This is part three of a three part series where Michael reviews his experiences as ConBravo.
As has been evident in my Nerd Tour Of Toronto series, I am a big fan of gaming stores. They occupy an special place in nerd culture, where members of the community can gather to play games and share ideas. When I’m at conventions, I like to take some time to talk to the vendors there to learn more about their operations, and their thoughts on the retail games industry.
The Blue Gryphon (Gatineau, Quebec)
The Blue Gryphon had a large booth containing a bevy of video games and other gaming related goods. Although having a brick and mortar location in Gatineau, Martin (the owner) is a road warrior: travelling to more than 15 conventions a year ranging from Quebec City to Niagara Falls. He’ll be at the Montreal and Quebec City comic-cons later this year, so keep an eye open for him!
Although not on display at ConBravo, The Blue Gryphon boasts over 5000 new and used RPG books within its 1200 foot retail space, including Pathfinder, D&D, and OSR products. Martin has been in business for 5 years, and has accrued quite the collection of goods over that time.
It was interesting to get Martin’s take on the recent surge in the vintage games industry. For those not in the know: there was a big price bump about two years ago, which is only just starting to settle down. Martin explained that a lot of vendors were surprised by this jump, which resulted in a big swell in the retail and reselling industry. He also noted that game demand changes quite a bit from region to region. Apparently folks in Ontario are more captivated by NES games, while much of the rest of Canada is into N64 and GameCube games. I guess we’re just a bit more retro in the golden horseshoe!
1up Games (Hamilton, Ontario)
Super 1up Games is a Hamilton based retailer with two locations, who figuratively came from around the corner to attend the convention. They had a large array of vintage video games on display, and their general presence evoked strong memories of some Toronto based retailers such as A&C Games.
I spoke with Andrew, one of the retail workers at 1up Games, who let me know a bit about what they do. In addition to their primary stock of video games, the store also carries a collection of movies and DVDs. One exciting element of their main retail location is the dedicated game space on the second floor. The area is used to hold arcade games (they recently acquired a DDR machine), host fighting game tournaments, and hold general meet-ups. Very cool for creating a sense of community in the Hamilton area!
One neat thing they set up for ConBravo was a Mario Kart retrospective. Presented across a dozen televisions, visitors could play every console version of Mario Kart from the SNES era all the way up to Mario Kart 8. It was a neat little presentation, that showed off several generations of gaming in a concise and interactive way.
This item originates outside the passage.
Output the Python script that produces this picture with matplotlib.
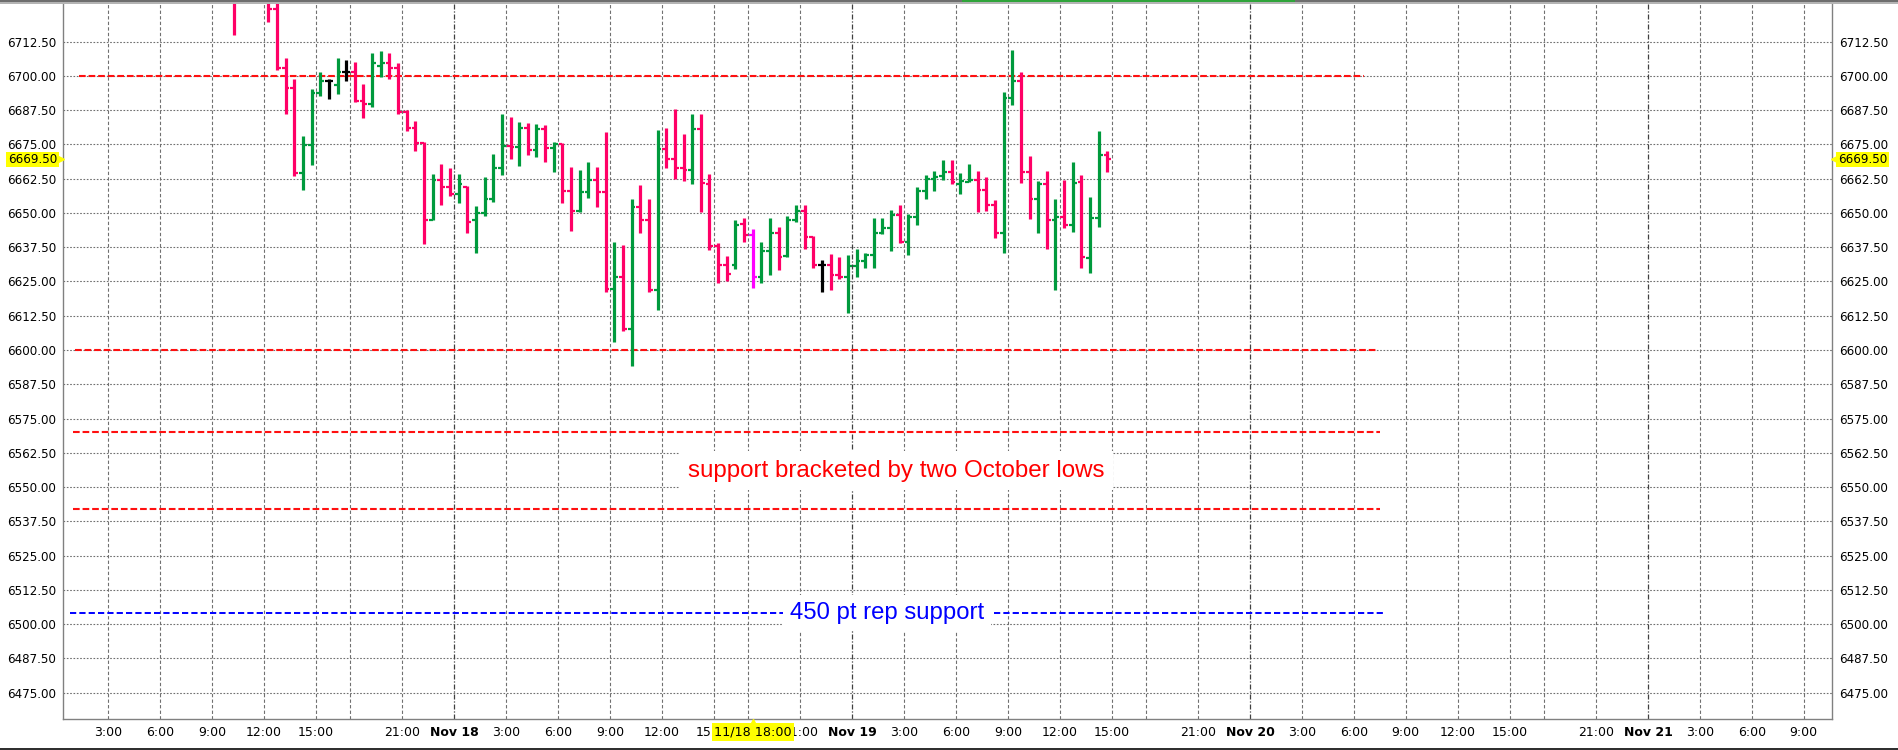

You can check out Super 1Up Games online, or visit one of their two retail locations in Hamilton.
Solid Board Gamers (Online)
I met the Solid Board Gamers folks a couple of times during my experiences at Gryphcon, and they are a friendly bunch. Although lacking a retail location, they hit the convention circuit pretty dang hard, and also have a well-stocked online store. Their retail booth at ConBravo had a ton of games, and they were also running some tabletop fun at the Sheraton hotel. I spoke with John (the store’s founder) and Nasir (their website admin) for some insights on the board games industry.
Unsurprisingly, some of the biggest sellers right now are gateway games such as Settlers of Catan, Pandemic, and Ticket to Ride. Nasir explained that a good gateway game can be taught quickly, run in a short period time, and entices participants to play again by revealing new strategies and nuances as they learn. Catan is a perfect example of this type of game, as I’ve seen many players quickly devise new tactics after being schooled in their first match.
However, I was really more interested in games that weren’t already super-popular in the gaming community, so I posed a question to John and Nasir. What game would you say is good, but doesn’t get the exposure it deserve?
Nasir’s choice was Parade, a Japanese hand management game that has been around since 2007. Based on the character’s from Lewis Carroll’s Alice in Wonderland, your goal is to arrange a parade where no two people are wearing the same costume and everyone comes away happy. Nasir explained that although the game was fun and easy to get into, there was a surprisingly amount of depth to its strategy and tactics. He also mentioned that there was an excellent balance of risk and reward in the game, something essentially to nearly any board game.
John’s choice was Neuroshima Hex!, which I must admit, I had never heard of before. Hex is a tournament style game, based in a post-apocalyptic world torn apart by a war between humans and machines. The game runs quickly and the play style is tactical and rewarding, but John mentioned that there is a major clash between the game’s art style and actual mechanics. This dissonance between form and function makes it hard for the game to draw in new players, and as a result it has remained a relatively unknown quantity.
You can check out the Solid Board Gamers website online. They are also fairly easy to spot at conventions: just look for the orange sign!